Indian chess grandmaster Viswanathan Anand is the latest sportsperson to have revealed his autobiography.
Titled Mind Master, Anand has said that his biography contains numerous, distinctive experiences that have helped shape him into the legend that he is. Anand explained that although it was quite a task for him to recollect the last 26 years of his career, he has put in his 100 percent trying to offer an insight into it.
“To recall incidents that happened years ago and try to make sense of them was a challenging task but I have tried my best to be truthful and narrated my journey with utmost sincerity. So my book is not a ‘work of fiction’,” Anand told Times of India.
“I keen a straight face but there is turmoil inside me. If I dislike certain things, I will tell it. I have not been rude with anyone and stated my displeasure on the basis of what others have told me in various media. So there is nothing that crosses the line.”
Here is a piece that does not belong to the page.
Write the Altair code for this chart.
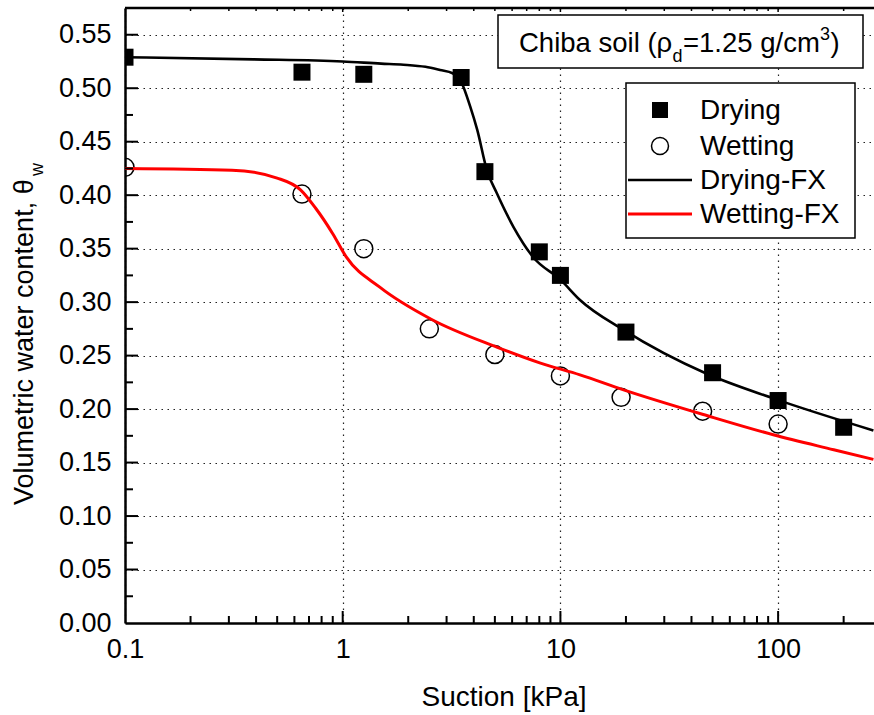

Anand became a grandmaster at the age of 18. He held the FIDE World Chess Championship from 2000 to 2002, thus becoming the first Asian to do so. He became the undisputed World Champion in 2007 and defended his title against Vladimir Kramnik in 2008.
About the increasing number of grandmasters in India, Anand said: “I became a GM in 1987, the next one happened in 1990. It was very slow then but picked up a lot of speed later. In 2000, we had six-seven grandmasters. Today we have over 65 and this number is increasing very fast. It is very much because of technology and tools available today.”